Nun gibt es aber auch Kleinunternehmen, die nicht über die Möglichkeiten des Onlinehandels verfügen. Sogenannte „Local Commerce“-Plattformen wie beispielsweise „Online City Wuppertal“ könnten da eine Alternative bieten. „Das Problem bei den Local Commerce Plattformen ist, dass sie oft kein riesiges Budget haben“, bedauert Zielke, „und das macht es schwierig. Auch einzelne Werbeaktionen vor Weihnachten haben da wenig nachhaltige Wirkung. Da muss man sich andere Dinge überlegen.“ Besonders wichtig sei es, eine hohe Frequenz auf der Plattform herzustellen, etwa durch den Ausbau zu einem Cityportal. Neben dem lokalen Einzelhandel findet die Kundschaft hier Angebote und Informationen zu den Bereichen Gastronomie, Gesundheit, Kultur, Verwaltung usw. Die Kundschaft wird hierbei beim Surfen zu Themen wie Gesundheit, Gastronomie, lokalen Nachrichten oder dem Wetter als Synergieeffekt auch auf die Produktpalette des Einzelhandels gestoßen. Das käme dann einem digitalen Stadtbummel gleich.

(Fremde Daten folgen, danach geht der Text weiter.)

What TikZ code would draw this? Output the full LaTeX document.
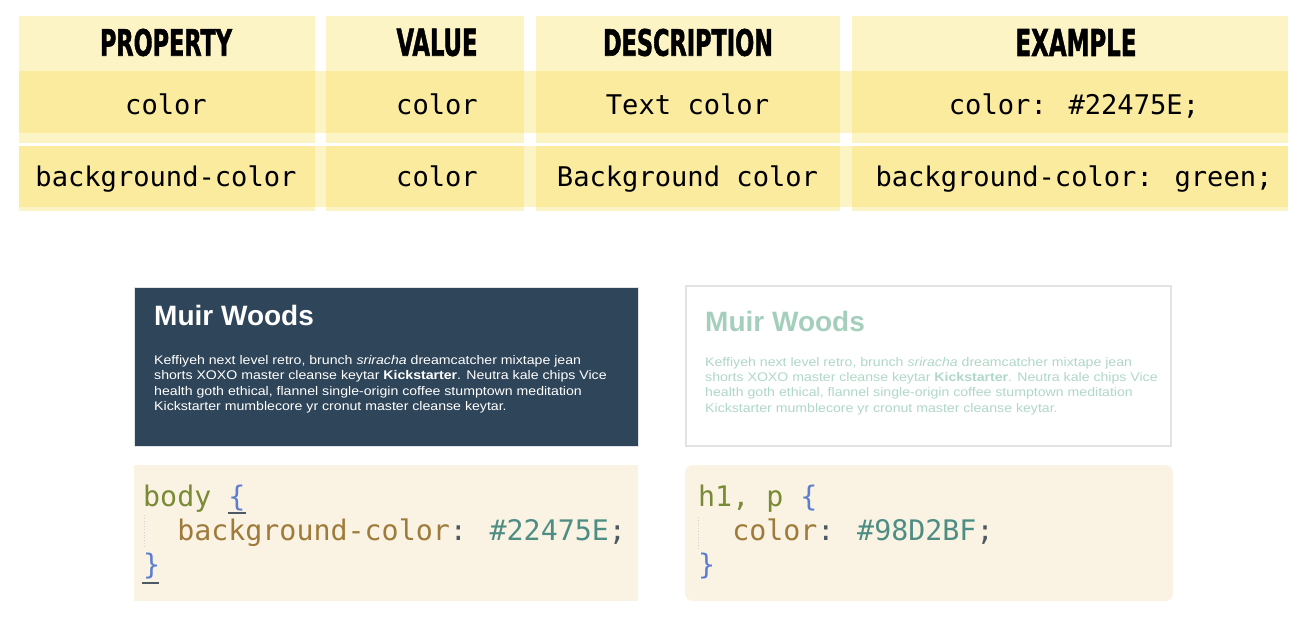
\documentclass[tikz,border=0pt]{standalone}
\usepackage{fontspec}
\setmainfont{Liberation Sans}
\newfontfamily\monof{DejaVu Sans Mono}
\newfontfamily\headf{DejaVu Sans Condensed}[BoldFeatures={FakeBold=1.6}]
\definecolor{hdrlight}{HTML}{FDF4C6}
\definecolor{rowdark}{HTML}{FAEB9F}
\definecolor{darkpanel}{HTML}{2F4559}
\definecolor{panelborder}{HTML}{E3E3E3}
\definecolor{titlegreen}{HTML}{A5CFBC}
\definecolor{paragreen}{HTML}{B0D8C6}
\definecolor{codebg}{HTML}{FAF3E3}
\definecolor{cdolive}{HTML}{7A8B35}
\definecolor{cdbrown}{HTML}{9E7B3B}
\definecolor{cdteal}{HTML}{4E8D84}
\definecolor{cdblue}{HTML}{5C7ED0}
\definecolor{cdpunct}{HTML}{4E5A63}
\newcommand{\hdtxt}[3]{\resizebox{#1bp}{#2bp}{\headf\bfseries #3}}
\newcommand{\wide}[1]{\scalebox{1.13}[1]{#1}}
\newcommand{\lineA}{\wide{Keffiyeh next level retro, brunch \textit{sriracha} dreamcatcher mixtape jean}}
\newcommand{\lineB}{\wide{shorts XOXO master cleanse keytar \textbf{Kickstarter}. Neutra kale chips Vice}}
\newcommand{\lineC}{\wide{health goth ethical, flannel single-origin coffee stumptown meditation}}
\newcommand{\lineD}{\wide{Kickstarter mumblecore yr cronut master cleanse keytar.}}
\tikzset{
  x=1bp, y=-1bp,
  cell/.style={anchor=base, inner sep=0pt, font=\monof\fontsize{27.1bp}{30bp}\selectfont},
  head/.style={inner sep=0pt},
  para/.style={anchor=base west, inner sep=0pt, font=\fontsize{12.5bp}{15bp}\selectfont},
  ttl/.style={anchor=base west, inner sep=0pt, font=\bfseries\fontsize{28bp}{30bp}\selectfont},
  code/.style={anchor=base west, inner sep=0pt, font=\monof\fontsize{28.3bp}{34bp}\selectfont},
  guide/.style={draw=black!18, line width=0.8bp, dotted},
  brmatch/.style={draw=cdpunct, line width=1.4bp}
}
\begin{document}
\begin{tikzpicture}
\useasboundingbox (0,0) rectangle (1314,625);
\fill[white] (0,0) rectangle (1314,625);
% ---------- table ----------
\fill[hdrlight] (19,71) rectangle (1288,133);
\fill[hdrlight] (19,146) rectangle (1288,207);
\foreach \a/\b in {19/315,326/524,536/840,852/1288}{
  \fill[hdrlight] (\a,16) rectangle (\b,71);
  \fill[rowdark] (\a,71) rectangle (\b,133);
  \fill[hdrlight] (\a,133) rectangle (\b,143);
  \fill[rowdark] (\a,146) rectangle (\b,207);
  \fill[hdrlight] (\a,207) rectangle (\b,211);
}
\node[head] (hprop) at (166,42.5) {\hdtxt{132}{27}{PROPERTY}};
\node[head] (hval) at (437,42.5) {\hdtxt{81}{27}{VALUE}};
\node[head] (hdesc) at (688,42.5) {\hdtxt{170}{27}{DESCRIPTION}};
\node[head] (hex) at (1076,42.5) {\hdtxt{121}{27}{EXAMPLE}};
\node[cell] (r1a) at (166,115) {color};
\node[cell] (r1b) at (437,115) {color};
\node[cell] (r1c) at (687.5,115) {Text color};
\node[cell] (r1d) at (1074,115) {color: \#22475E;};
\node[cell] (r2a) at (166,187) {background-color};
\node[cell] (r2b) at (437,187) {color};
\node[cell] (r2c) at (687.5,187) {Background color};
\node[cell] (r2d) at (1074,187) {background-color: green;};
% ---------- dark panel ----------
\filldraw[fill=darkpanel, draw=panelborder, line width=0.8bp] (134,287) rectangle (638,446);
\node[ttl, text=white] (dtitle) at (154,325) {Muir Woods};
\node[para, text=white] (dl1) at (154,364) {\lineA};
\node[para, text=white] (dl2) at (154,379.5) {\lineB};
\node[para, text=white] (dl3) at (154,395) {\lineC};
\node[para, text=white] (dl4) at (154,410.5) {\lineD};
% ---------- light panel ----------
\filldraw[fill=white, draw=panelborder, line width=2.5bp] (686,286) rectangle (1171,446);
\node[ttl, text=titlegreen] (ltitle) at (705,331) {Muir Woods};
\node[para, text=paragreen] (ll1) at (705,366) {\lineA};
\node[para, text=paragreen] (ll2) at (705,381) {\lineB};
\node[para, text=paragreen] (ll3) at (705,396.5) {\lineC};
\node[para, text=paragreen] (ll4) at (705,412) {\lineD};
% ---------- code panels ----------
\fill[codebg] (134,465) rectangle (638,601);
\fill[codebg, rounded corners=8bp] (685,465) rectangle (1173,601);
\node[code] (c1a) at (143,506) {\textcolor{cdolive}{body} \textcolor{cdblue}{\{}};
\node[code] (c1b) at (143,540) {\ \ \textcolor{cdbrown}{background-color}\textcolor{cdpunct}{:} \textcolor{cdteal}{\#22475E}\textcolor{cdpunct}{;}};
\node[code] (c1c) at (143,574) {\textcolor{cdblue}{\}}};
\draw[guide] (144,515) -- (144,547);
\draw[brmatch] (228,513) -- (246,513);
\draw[brmatch] (142,583) -- (159,583);
\node[code] (c2a) at (698,506) {\textcolor{cdolive}{h1, p} \textcolor{cdblue}{\{}};
\node[code] (c2b) at (698,540) {\ \ \textcolor{cdbrown}{color}\textcolor{cdpunct}{:} \textcolor{cdteal}{\#98D2BF}\textcolor{cdpunct}{;}};
\node[code] (c2c) at (698,574) {\textcolor{cdblue}{\}}};
\draw[guide] (698,517) -- (698,548);
\end{tikzpicture}
\end{document}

Alternative Onlineverkäufe über Plattformen wie eBay oder Amazon sind nach Zielkes Einschätzung für kleine, stationäre Einzelhändler eher schwierig, denn im Vergleich zu reinen Onlinehändlern, müsse man, um konkurrenzfähig zu sein, zu deutlich günstigeren Preisen anbieten und vergraule sich dann möglicherweise seine stationären Kunden, die nicht mehr bereit seien, den höheren Preis im Geschäft zu bezahlen.

Die Chance des stationären Einzelhandels heißt Haptik

„Man muss mit der Zeit gehen“, postuliert Zielke, „die veränderten Bedürfnisse der Kunden ansprechen und darauf reagieren. Man muss was tun, auf Digitalisierung reagieren, denn die verschwindet nicht mehr.“ Trotz dieser digitalen Aussichten habe der stationäre Einzelhandel aber ganz andere Vorteile, die nach dem Ende des Lockdowns wieder voll zum Tragen kämen, erklärt der Forscher. „Ein wesentlicher Punkt, warum Menschen nach wie vor in den Einzelhandel gehen, sind das Erlebnis und soziale Aspekte. Mit Freund, Freundin, Frau, Kindern oder der gesamten Familie in die Stadt shoppen gehen, vielleicht noch etwas Essen gehen, oder abends ins Kino, das wird langfristig auch der Vorteil des stationären Einzelhandels sein.“ Zwar hätten viele in der Pandemie gelernt, dass Onlinehandel einfach und bequem sei, aber die Menschen vermissten auch die Stadt mit all ihren Angeboten, sagt Zielke. „Ich bin sicher, dass nach dem Lockdown, wenn man wieder risikolos einkaufen kann, wir auch wieder viele Menschen in den Geschäften sehen werden. Die Städte müssen allerdings auch eine gute Aufenthaltsqualität bieten, also eine gute Mischung aus Einzelhandel, Gastronomie und Kultur statt langweiliger Fußgängerzonen. Hier spielen besonders auch die kleinen Einzelhändler mit ihren individuellen Sortimenten eine wichtige Rolle. Das bringt die Leute in die Städte, weil sie Spaß am Einkauf haben und sich durch die Auslagen inspirieren lassen.“

Uwe Blass

Die komplette Transfergeschichte lesen Sie hier.


Stephan Zielke studierte Betriebswirtschaftslehre an der Kölner Universität, wo er am Lehrstuhl für Handel und Distribution promovierte. Nach der Habilitation in Göttingen war er Associate Professor an der Rouen Business School (heute NEOMA Business School, Frankreich) und der Universität Aarhus (Dänemark). Neben seiner wissenschaftlichen Tätigkeit war er nach seiner Promotion zunächst in der Unternehmensberatung tätig. Seit 2015 ist er Inhaber des Walbusch-Stiftungslehrstuhls für Multi-Channel-Management an der Bergischen Universität.